-- Start --

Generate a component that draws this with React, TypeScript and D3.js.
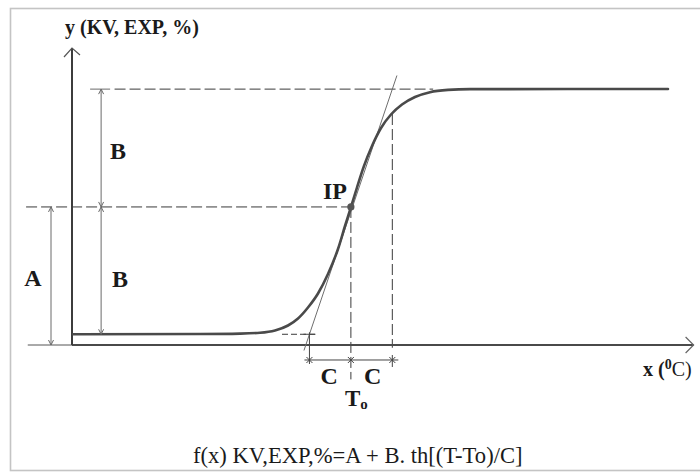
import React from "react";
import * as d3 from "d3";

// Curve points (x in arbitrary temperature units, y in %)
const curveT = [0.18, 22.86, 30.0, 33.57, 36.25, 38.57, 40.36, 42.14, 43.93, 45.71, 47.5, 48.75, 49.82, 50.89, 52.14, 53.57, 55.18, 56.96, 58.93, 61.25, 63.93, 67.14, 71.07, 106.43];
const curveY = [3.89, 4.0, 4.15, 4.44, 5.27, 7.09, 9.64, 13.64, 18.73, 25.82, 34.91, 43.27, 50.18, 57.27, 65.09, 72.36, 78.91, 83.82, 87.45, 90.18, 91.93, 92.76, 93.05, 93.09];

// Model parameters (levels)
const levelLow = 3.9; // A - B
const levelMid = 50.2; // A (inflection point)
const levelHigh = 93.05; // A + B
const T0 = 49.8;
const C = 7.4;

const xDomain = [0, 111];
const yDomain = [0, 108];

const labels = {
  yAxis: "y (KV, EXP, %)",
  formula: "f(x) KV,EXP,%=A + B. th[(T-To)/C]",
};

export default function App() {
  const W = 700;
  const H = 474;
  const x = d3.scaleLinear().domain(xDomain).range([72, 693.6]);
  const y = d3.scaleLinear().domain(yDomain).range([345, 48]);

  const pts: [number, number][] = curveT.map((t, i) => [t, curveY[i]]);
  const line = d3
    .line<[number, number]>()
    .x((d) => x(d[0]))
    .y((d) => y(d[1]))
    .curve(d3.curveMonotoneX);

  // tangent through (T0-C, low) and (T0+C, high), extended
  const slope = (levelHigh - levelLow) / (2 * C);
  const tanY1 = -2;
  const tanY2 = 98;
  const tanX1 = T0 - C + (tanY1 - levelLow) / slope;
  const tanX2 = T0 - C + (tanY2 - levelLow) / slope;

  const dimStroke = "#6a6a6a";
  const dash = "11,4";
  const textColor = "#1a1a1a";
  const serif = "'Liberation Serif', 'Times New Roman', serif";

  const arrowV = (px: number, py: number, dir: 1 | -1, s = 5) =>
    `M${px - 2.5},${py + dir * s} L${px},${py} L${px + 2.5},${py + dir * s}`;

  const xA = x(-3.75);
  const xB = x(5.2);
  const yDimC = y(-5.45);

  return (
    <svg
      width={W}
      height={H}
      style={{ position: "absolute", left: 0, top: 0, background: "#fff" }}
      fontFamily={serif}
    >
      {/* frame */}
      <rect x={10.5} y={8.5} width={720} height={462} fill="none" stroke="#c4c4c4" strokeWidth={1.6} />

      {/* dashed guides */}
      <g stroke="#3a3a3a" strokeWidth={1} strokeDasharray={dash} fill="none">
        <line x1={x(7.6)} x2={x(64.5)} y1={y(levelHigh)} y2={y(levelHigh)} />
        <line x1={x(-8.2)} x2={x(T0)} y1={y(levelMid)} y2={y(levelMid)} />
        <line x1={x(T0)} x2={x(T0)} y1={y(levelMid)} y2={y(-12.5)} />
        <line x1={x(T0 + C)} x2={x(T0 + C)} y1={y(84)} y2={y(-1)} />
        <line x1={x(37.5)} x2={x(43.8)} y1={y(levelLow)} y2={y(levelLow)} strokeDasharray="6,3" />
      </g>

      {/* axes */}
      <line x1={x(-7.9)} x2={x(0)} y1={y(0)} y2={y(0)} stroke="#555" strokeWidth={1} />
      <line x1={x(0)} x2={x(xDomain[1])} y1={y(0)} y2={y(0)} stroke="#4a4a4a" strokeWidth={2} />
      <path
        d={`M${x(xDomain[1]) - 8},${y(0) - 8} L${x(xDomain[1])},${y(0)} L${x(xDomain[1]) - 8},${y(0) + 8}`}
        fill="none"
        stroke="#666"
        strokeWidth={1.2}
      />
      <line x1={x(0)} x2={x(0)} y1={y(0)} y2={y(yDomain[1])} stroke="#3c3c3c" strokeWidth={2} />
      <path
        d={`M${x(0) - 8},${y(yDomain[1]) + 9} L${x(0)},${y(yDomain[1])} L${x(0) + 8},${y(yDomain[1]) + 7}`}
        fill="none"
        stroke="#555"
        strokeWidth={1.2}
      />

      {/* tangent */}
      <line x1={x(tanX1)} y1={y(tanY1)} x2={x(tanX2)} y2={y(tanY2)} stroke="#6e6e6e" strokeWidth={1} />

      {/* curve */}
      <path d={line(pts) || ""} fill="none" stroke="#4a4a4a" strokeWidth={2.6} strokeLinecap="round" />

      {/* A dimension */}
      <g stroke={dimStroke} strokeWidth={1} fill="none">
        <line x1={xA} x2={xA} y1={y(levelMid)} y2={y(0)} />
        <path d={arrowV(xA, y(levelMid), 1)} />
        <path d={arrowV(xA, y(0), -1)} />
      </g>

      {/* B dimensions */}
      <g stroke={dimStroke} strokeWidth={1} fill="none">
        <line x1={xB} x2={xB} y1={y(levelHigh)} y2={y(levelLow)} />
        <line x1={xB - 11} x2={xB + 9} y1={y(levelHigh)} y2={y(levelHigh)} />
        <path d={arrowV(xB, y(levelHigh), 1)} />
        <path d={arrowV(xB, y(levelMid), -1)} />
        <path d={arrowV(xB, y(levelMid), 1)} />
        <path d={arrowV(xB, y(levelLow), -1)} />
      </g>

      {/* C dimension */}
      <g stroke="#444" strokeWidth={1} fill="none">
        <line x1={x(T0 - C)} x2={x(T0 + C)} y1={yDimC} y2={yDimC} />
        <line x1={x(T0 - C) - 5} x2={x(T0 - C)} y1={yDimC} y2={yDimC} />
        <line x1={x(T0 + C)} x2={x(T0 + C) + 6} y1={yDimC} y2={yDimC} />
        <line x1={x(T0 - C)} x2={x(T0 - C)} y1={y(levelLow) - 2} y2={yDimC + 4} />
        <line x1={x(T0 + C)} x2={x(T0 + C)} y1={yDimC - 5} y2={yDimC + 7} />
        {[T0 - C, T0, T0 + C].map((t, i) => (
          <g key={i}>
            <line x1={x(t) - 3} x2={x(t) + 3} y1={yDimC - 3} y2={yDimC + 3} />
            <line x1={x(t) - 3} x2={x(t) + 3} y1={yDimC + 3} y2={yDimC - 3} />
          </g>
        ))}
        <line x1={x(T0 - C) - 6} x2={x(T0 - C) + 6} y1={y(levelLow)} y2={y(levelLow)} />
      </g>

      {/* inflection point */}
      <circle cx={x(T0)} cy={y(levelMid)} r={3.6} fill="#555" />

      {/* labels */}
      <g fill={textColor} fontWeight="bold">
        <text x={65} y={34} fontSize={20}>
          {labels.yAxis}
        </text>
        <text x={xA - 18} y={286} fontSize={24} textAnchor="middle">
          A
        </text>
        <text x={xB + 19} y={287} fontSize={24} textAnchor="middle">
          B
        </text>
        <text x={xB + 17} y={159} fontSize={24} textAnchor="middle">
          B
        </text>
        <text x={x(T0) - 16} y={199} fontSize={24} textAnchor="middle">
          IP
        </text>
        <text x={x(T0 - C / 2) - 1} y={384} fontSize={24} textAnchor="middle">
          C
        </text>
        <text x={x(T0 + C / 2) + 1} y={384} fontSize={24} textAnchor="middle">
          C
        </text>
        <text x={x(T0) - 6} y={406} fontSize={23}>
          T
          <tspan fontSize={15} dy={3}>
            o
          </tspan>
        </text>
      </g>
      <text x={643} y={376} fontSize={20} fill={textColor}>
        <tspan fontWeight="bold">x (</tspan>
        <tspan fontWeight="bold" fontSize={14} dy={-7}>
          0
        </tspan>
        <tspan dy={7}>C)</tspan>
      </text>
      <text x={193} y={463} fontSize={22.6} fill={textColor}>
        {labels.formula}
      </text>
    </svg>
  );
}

-- End --

Work instructions.
Write out an exact copy of the listing, first line through the line containing "92.76, 93.05, 93.09];", with the pictures left out.

Answer to this exercise.
Generate a component that draws this with React, TypeScript and D3.js.
import React from "react";
import * as d3 from "d3";

// Curve points (x in arbitrary temperature units, y in %)
const curveT = [0.18, 22.86, 30.0, 33.57, 36.25, 38.57, 40.36, 42.14, 43.93, 45.71, 47.5, 48.75, 49.82, 50.89, 52.14, 53.57, 55.18, 56.96, 58.93, 61.25, 63.93, 67.14, 71.07, 106.43];
const curveY = [3.89, 4.0, 4.15, 4.44, 5.27, 7.09, 9.64, 13.64, 18.73, 25.82, 34.91, 43.27, 50.18, 57.27, 65.09, 72.36, 78.91, 83.82, 87.45, 90.18, 91.93, 92.76, 93.05, 93.09];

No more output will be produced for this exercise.